Directions:
Return the listing below unchanged, minus its pictures.

* START Information shown *

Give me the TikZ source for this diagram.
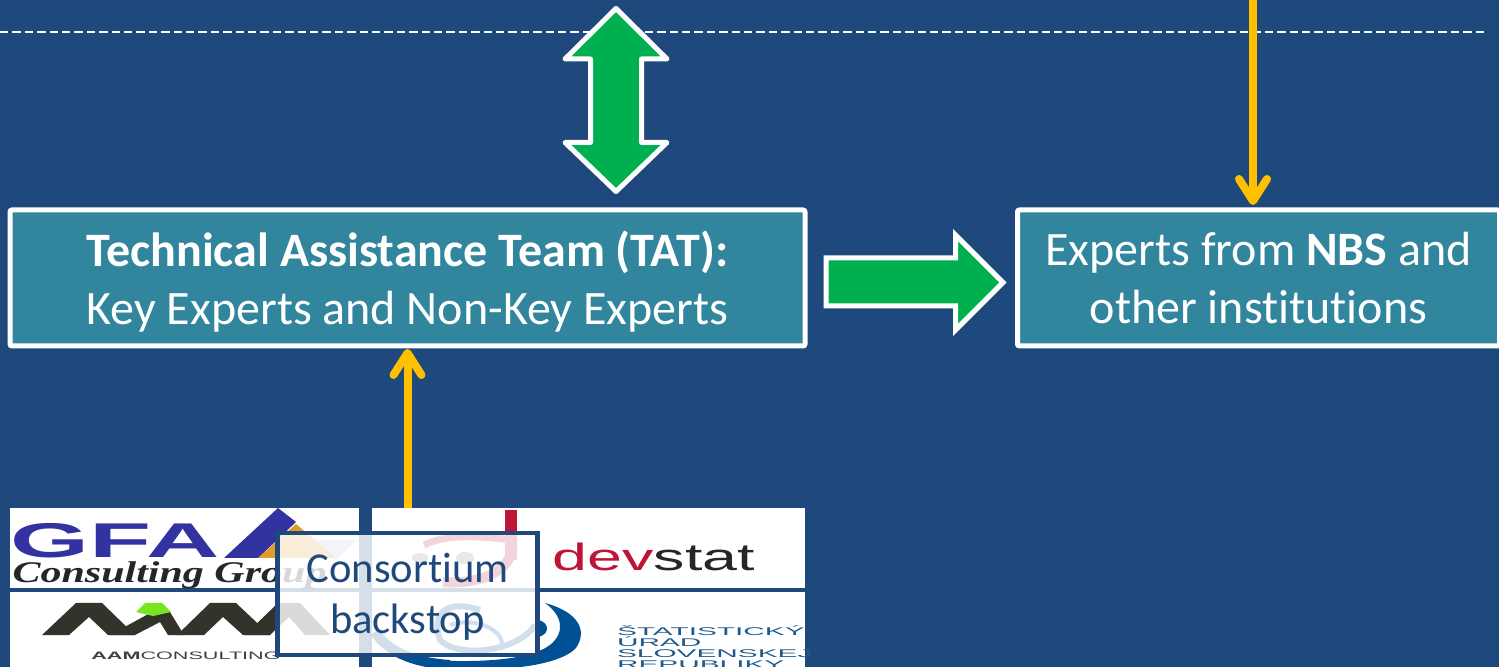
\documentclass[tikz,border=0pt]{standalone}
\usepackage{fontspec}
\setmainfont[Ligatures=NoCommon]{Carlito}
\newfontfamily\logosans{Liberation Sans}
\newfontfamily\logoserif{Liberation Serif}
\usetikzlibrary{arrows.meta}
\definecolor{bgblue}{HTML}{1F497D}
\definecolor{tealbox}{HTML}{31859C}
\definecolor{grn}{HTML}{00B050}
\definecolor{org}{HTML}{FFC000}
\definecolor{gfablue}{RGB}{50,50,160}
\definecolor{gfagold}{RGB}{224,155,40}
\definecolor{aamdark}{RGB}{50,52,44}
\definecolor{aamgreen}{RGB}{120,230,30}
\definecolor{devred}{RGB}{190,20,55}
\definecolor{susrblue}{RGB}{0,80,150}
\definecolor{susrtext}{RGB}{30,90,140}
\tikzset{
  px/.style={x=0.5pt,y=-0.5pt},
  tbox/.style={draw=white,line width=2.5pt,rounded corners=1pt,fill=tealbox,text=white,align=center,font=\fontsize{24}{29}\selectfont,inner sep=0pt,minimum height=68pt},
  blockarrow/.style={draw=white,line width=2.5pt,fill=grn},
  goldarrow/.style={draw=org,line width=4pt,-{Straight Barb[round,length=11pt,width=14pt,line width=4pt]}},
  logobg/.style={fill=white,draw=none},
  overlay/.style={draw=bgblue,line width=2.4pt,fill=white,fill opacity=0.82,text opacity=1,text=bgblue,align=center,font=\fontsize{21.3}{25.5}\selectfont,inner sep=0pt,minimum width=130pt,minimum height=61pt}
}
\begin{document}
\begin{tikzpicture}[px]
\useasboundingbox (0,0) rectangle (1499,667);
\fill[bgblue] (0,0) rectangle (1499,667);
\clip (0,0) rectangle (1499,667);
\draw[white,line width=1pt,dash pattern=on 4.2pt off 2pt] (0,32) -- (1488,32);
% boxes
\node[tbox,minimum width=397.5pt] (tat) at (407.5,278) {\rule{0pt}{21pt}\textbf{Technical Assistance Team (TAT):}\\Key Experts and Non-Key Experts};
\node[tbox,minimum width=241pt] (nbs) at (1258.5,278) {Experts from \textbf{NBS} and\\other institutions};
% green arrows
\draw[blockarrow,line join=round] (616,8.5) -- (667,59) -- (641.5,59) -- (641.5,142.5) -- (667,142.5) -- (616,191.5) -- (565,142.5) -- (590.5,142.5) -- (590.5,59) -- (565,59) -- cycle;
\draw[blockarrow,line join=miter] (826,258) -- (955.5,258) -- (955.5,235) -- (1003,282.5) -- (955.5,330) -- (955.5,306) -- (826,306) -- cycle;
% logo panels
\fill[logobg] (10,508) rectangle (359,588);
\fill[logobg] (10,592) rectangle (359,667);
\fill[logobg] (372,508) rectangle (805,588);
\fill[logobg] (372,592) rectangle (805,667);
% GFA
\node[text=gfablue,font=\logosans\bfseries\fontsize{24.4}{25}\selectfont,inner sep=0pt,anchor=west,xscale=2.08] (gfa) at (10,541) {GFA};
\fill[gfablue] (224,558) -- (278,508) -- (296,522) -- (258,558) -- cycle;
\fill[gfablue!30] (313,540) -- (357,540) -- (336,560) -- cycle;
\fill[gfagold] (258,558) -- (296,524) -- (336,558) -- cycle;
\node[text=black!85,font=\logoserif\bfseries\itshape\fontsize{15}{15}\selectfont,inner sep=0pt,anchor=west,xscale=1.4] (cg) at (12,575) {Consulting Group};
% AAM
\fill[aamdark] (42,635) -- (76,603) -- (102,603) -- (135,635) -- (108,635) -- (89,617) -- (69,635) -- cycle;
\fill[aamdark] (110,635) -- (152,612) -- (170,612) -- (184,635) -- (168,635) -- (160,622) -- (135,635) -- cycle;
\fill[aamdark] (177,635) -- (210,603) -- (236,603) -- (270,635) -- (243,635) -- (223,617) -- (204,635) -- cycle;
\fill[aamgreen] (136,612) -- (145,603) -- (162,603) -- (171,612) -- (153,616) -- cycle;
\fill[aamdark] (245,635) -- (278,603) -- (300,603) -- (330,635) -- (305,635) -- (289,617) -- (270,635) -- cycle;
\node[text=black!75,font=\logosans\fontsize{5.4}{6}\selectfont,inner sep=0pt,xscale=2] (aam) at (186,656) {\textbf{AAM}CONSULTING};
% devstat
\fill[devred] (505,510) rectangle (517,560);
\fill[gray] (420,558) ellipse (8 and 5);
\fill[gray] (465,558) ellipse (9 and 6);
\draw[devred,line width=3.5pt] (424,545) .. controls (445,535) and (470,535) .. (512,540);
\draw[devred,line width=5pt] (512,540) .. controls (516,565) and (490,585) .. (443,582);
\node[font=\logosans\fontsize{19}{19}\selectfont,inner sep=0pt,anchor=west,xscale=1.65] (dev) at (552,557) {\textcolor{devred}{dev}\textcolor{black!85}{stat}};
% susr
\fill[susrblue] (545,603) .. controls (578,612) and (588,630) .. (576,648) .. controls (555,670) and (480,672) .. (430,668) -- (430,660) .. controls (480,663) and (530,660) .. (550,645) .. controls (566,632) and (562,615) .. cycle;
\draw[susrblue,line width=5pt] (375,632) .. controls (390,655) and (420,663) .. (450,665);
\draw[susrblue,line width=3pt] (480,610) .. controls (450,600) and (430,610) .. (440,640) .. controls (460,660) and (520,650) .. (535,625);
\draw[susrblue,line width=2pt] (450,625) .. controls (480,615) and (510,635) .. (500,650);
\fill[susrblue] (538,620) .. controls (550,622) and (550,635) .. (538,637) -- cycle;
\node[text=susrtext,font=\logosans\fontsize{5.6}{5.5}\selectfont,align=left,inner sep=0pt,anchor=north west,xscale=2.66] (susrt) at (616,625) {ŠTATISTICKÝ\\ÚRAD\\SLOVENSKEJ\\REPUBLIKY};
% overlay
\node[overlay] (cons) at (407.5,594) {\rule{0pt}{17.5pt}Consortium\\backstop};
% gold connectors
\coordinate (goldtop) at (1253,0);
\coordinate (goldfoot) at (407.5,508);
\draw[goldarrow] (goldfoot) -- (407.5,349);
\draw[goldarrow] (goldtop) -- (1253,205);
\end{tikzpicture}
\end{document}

* END Information shown *

Correct answer:
Give me the TikZ source for this diagram.
\documentclass[tikz,border=0pt]{standalone}
\usepackage{fontspec}
\setmainfont[Ligatures=NoCommon]{Carlito}
\newfontfamily\logosans{Liberation Sans}
\newfontfamily\logoserif{Liberation Serif}
\usetikzlibrary{arrows.meta}
\definecolor{bgblue}{HTML}{1F497D}
\definecolor{tealbox}{HTML}{31859C}
\definecolor{grn}{HTML}{00B050}
\definecolor{org}{HTML}{FFC000}
\definecolor{gfablue}{RGB}{50,50,160}
\definecolor{gfagold}{RGB}{224,155,40}
\definecolor{aamdark}{RGB}{50,52,44}
\definecolor{aamgreen}{RGB}{120,230,30}
\definecolor{devred}{RGB}{190,20,55}
\definecolor{susrblue}{RGB}{0,80,150}
\definecolor{susrtext}{RGB}{30,90,140}
\tikzset{
  px/.style={x=0.5pt,y=-0.5pt},
  tbox/.style={draw=white,line width=2.5pt,rounded corners=1pt,fill=tealbox,text=white,align=center,font=\fontsize{24}{29}\selectfont,inner sep=0pt,minimum height=68pt},
  blockarrow/.style={draw=white,line width=2.5pt,fill=grn},
  goldarrow/.style={draw=org,line width=4pt,-{Straight Barb[round,length=11pt,width=14pt,line width=4pt]}},
  logobg/.style={fill=white,draw=none},
  overlay/.style={draw=bgblue,line width=2.4pt,fill=white,fill opacity=0.82,text opacity=1,text=bgblue,align=center,font=\fontsize{21.3}{25.5}\selectfont,inner sep=0pt,minimum width=130pt,minimum height=61pt}
}
\begin{document}
\begin{tikzpicture}[px]
\useasboundingbox (0,0) rectangle (1499,667);
\fill[bgblue] (0,0) rectangle (1499,667);
\clip (0,0) rectangle (1499,667);
\draw[white,line width=1pt,dash pattern=on 4.2pt off 2pt] (0,32) -- (1488,32);
% boxes
\node[tbox,minimum width=397.5pt] (tat) at (407.5,278) {\rule{0pt}{21pt}\textbf{Technical Assistance Team (TAT):}\\Key Experts and Non-Key Experts};
\node[tbox,minimum width=241pt] (nbs) at (1258.5,278) {Experts from \textbf{NBS} and\\other institutions};
% green arrows
\draw[blockarrow,line join=round] (616,8.5) -- (667,59) -- (641.5,59) -- (641.5,142.5) -- (667,142.5) -- (616,191.5) -- (565,142.5) -- (590.5,142.5) -- (590.5,59) -- (565,59) -- cycle;
\draw[blockarrow,line join=miter] (826,258) -- (955.5,258) -- (955.5,235) -- (1003,282.5) -- (955.5,330) -- (955.5,306) -- (826,306) -- cycle;
% logo panels
\fill[logobg] (10,508) rectangle (359,588);
\fill[logobg] (10,592) rectangle (359,667);
\fill[logobg] (372,508) rectangle (805,588);
\fill[logobg] (372,592) rectangle (805,667);
% GFA
\node[text=gfablue,font=\logosans\bfseries\fontsize{24.4}{25}\selectfont,inner sep=0pt,anchor=west,xscale=2.08] (gfa) at (10,541) {GFA};
\fill[gfablue] (224,558) -- (278,508) -- (296,522) -- (258,558) -- cycle;
\fill[gfablue!30] (313,540) -- (357,540) -- (336,560) -- cycle;
\fill[gfagold] (258,558) -- (296,524) -- (336,558) -- cycle;
\node[text=black!85,font=\logoserif\bfseries\itshape\fontsize{15}{15}\selectfont,inner sep=0pt,anchor=west,xscale=1.4] (cg) at (12,575) {Consulting Group};
% AAM
\fill[aamdark] (42,635) -- (76,603) -- (102,603) -- (135,635) -- (108,635) -- (89,617) -- (69,635) -- cycle;
\fill[aamdark] (110,635) -- (152,612) -- (170,612) -- (184,635) -- (168,635) -- (160,622) -- (135,635) -- cycle;
\fill[aamdark] (177,635) -- (210,603) -- (236,603) -- (270,635) -- (243,635) -- (223,617) -- (204,635) -- cycle;
\fill[aamgreen] (136,612) -- (145,603) -- (162,603) -- (171,612) -- (153,616) -- cycle;
\fill[aamdark] (245,635) -- (278,603) -- (300,603) -- (330,635) -- (305,635) -- (289,617) -- (270,635) -- cycle;
\node[text=black!75,font=\logosans\fontsize{5.4}{6}\selectfont,inner sep=0pt,xscale=2] (aam) at (186,656) {\textbf{AAM}CONSULTING};
% devstat
\fill[devred] (505,510) rectangle (517,560);
\fill[gray] (420,558) ellipse (8 and 5);
\fill[gray] (465,558) ellipse (9 and 6);
\draw[devred,line width=3.5pt] (424,545) .. controls (445,535) and (470,535) .. (512,540);
\draw[devred,line width=5pt] (512,540) .. controls (516,565) and (490,585) .. (443,582);
\node[font=\logosans\fontsize{19}{19}\selectfont,inner sep=0pt,anchor=west,xscale=1.65] (dev) at (552,557) {\textcolor{devred}{dev}\textcolor{black!85}{stat}};
% susr
\fill[susrblue] (545,603) .. controls (578,612) and (588,630) .. (576,648) .. controls (555,670) and (480,672) .. (430,668) -- (430,660) .. controls (480,663) and (530,660) .. (550,645) .. controls (566,632) and (562,615) .. cycle;
\draw[susrblue,line width=5pt] (375,632) .. controls (390,655) and (420,663) .. (450,665);
\draw[susrblue,line width=3pt] (480,610) .. controls (450,600) and (430,610) .. (440,640) .. controls (460,660) and (520,650) .. (535,625);
\draw[susrblue,line width=2pt] (450,625) .. controls (480,615) and (510,635) .. (500,650);
\fill[susrblue] (538,620) .. controls (550,622) and (550,635) .. (538,637) -- cycle;
\node[text=susrtext,font=\logosans\fontsize{5.6}{5.5}\selectfont,align=left,inner sep=0pt,anchor=north west,xscale=2.66] (susrt) at (616,625) {ŠTATISTICKÝ\\ÚRAD\\SLOVENSKEJ\\REPUBLIKY};
% overlay
\node[overlay] (cons) at (407.5,594) {\rule{0pt}{17.5pt}Consortium\\backstop};
% gold connectors
\coordinate (goldtop) at (1253,0);
\coordinate (goldfoot) at (407.5,508);
\draw[goldarrow] (goldfoot) -- (407.5,349);
\draw[goldarrow] (goldtop) -- (1253,205);
\end{tikzpicture}
\end{document}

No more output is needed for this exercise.